Without that bailout, Detroit will need to drastically restructure itself. With it, the automakers will stay the course — the suicidal course of declining market shares, insurmountable labor and retiree burdens, technology atrophy, product inferiority and never-ending job losses. Detroit needs a turnaround, not a check.

— Mitt Romney, Let Detroit Go Bankrupt, New York Times, Nov. 18, 2008

The problem for Romney?  That the turnaround that Detroit needed could not have occurred without that check.

The solution for Romney?  Say that he was proposing a “managed bankruptcy” rather than a liquidation bankruptcy, and pretend that those two things are mutually exclusive.  And—voila!—everyone’s focused on whether Romney was or was not proposing a liquidation of GM and Chrysler. 

Which, of course, he was, because, well, the turnaround that Detroit needed could not have occurred without that check. 

But in that op-ed, Romney said—unequivocally—that receipt of that check by the auto companies would spell the demise of the American automotive industry.  He said he could virtually guarantee it.  
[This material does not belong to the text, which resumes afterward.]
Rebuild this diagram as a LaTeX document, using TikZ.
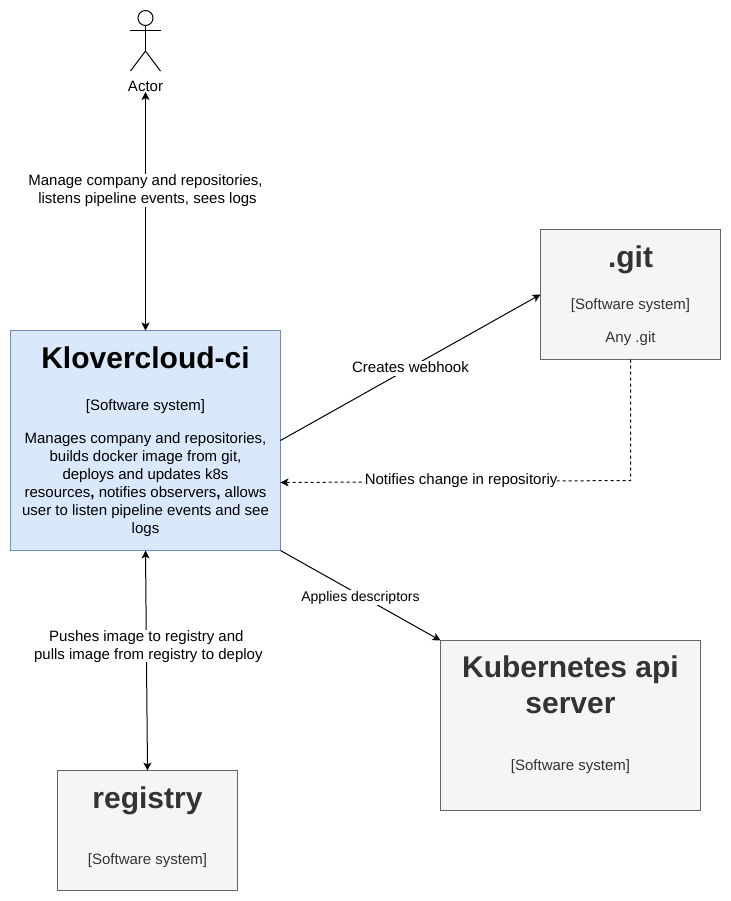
\documentclass[tikz,border=0pt]{standalone}
\usepackage{fontspec}
\setmainfont{Liberation Sans}
\usetikzlibrary{arrows.meta,positioning}

\definecolor{mainfill}{HTML}{DAE8FC}
\definecolor{maindraw}{HTML}{6C8EBF}
\definecolor{sysfill}{HTML}{F5F5F5}
\definecolor{sysdraw}{HTML}{666666}
\definecolor{systext}{HTML}{333333}

\newcommand{\boxtitle}[1]{{\fontsize{22.5}{27}\selectfont\rule{0pt}{18.7pt}\textbf{#1}}}
\newcommand{\labelstrut}{\rule[-2.4pt]{0pt}{11pt}}

\tikzset{
    >={Stealth[length=6pt,width=6pt,inset=1.5pt]},
    body/.style={font=\fontsize{11.25}{13.5}\selectfont, align=center},
    system/.style={body, rectangle, draw=sysdraw, fill=sysfill, text=systext, line width=.75pt, outer sep=0pt, inner sep=0pt},
    mainsystem/.style={system, draw=maindraw, fill=mainfill, text=black},
    link/.style={line width=.75pt},
    relabel/.style={body, fill=white, inner xsep=0pt, inner ysep=0pt, yshift=-.75pt},
}

\begin{document}
\begin{tikzpicture}[x=.75pt, y=-.75pt]
    \useasboundingbox (0,0) rectangle (731,901);

    %-----Systems-----
    % Klovercloud Class
    \node [mainsystem, minimum width=202.5pt, minimum height=165pt] (klover) at (145.5,440.5) {%
        \boxtitle{Klovercloud-ci} \\[18pt]
        {[}Software system{]} \\[11.25pt]
        Manages company and repositories, \\
        builds docker image from git, \\
        deploys and updates k8s \\
        resources\textbf{,} notifies observers\textbf{,} allows \\
        user to listen pipeline events and see \\
        logs
    };

    % Git Class
    \node [system, minimum width=135pt, minimum height=97.5pt, above right=-21.75pt and 195pt of klover] (git) {%
        \boxtitle{.git} \\[18pt]
        {[}Software system{]} \\[11.25pt]
        Any .git
    };

    % Kubernetes Class
    \node [system, minimum width=195pt, minimum height=127.5pt, below right=67.5pt and 120pt of klover] (kube) {%
        \boxtitle{Kubernetes api} \\[2.85pt]
        \boxtitle{server} \\[15.75pt]
        ~ \\
        {[}Software system{]} \\[7pt]
        ~
    };

    % Registry Class
    \node [system, minimum width=135pt, minimum height=90pt, below=165pt of klover, xshift=1.5pt] (registry) {%
        \boxtitle{registry} \\[15pt]
        ~ \\
        {[}Software system{]} \\[-4.5pt]
        ~
    };

    %-----Actor-----
    \node [circle, draw, line width=.75pt, minimum size=11.25pt, inner sep=0pt, outer sep=0pt, above=228.75pt of klover] (head) {};
    \draw [link] (head.south) -- ++(0,25.5) coordinate (hip);
    \draw [link] (head.south) ++(-15.5,4.5) -- ++(31,0);
    \draw [link] (hip) -- ++(-15,20);
    \draw [link] (hip) -- ++(15,20);
    \node [body, inner sep=0pt, below=22.5pt of hip] (actor) {Actor};

    %-----Relations-----
    \draw [link, <->] (klover.north) -- node [relabel, pos=.592] (manage) {\labelstrut Manage company and repositories, \\ \hspace{3pt}listens pipeline events, sees logs} (actor.south);
    \draw [link, ->] (klover.east) -- node [relabel] (webhook) {\labelstrut Creates webhook} (git.west);
    \coordinate (bend) at (630.5,480.5);
    \coordinate (notifyend) at (280.5,482.5);
    \draw [link, ->, dash pattern=on 2.25pt off 2.25pt] (git.south) -- (bend) -- node [relabel, pos=.484, yshift=1.5pt] (notify) {\labelstrut Notifies change in repositoriy} (notifyend);
    \draw [link, <->] (klover.south) -- node [relabel, pos=.43] (pushes) {\labelstrut Pushes image to registry and \\ \hspace{3pt}pulls image from registry to deploy} (registry.north);
    \draw [link, ->] (klover.south east) -- node [relabel, yshift=-.75pt, font=\fontsize{10.5}{13}\selectfont] (applies) {\labelstrut Applies descriptors} (kube.north west);

\end{tikzpicture}
\end{document}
That’s right, folks.  The man who claims that his business savvy means he will, if elected president, cause the creation of 12 million new American jobs didn’t know that there was no private-sector financing available to fund a non-liquidation managed bankruptcy for these companies.  And, even more important, he thought that federal funding would spell the demise of the automotive industry

In other words, even more important than that this guy is the Houdini candidate is that, by his own accounting—by his own words in that op-ed—he economics prowess is an apparition.  

Well, it isalmost Halloween.

Good thing that guarantee was only virtual.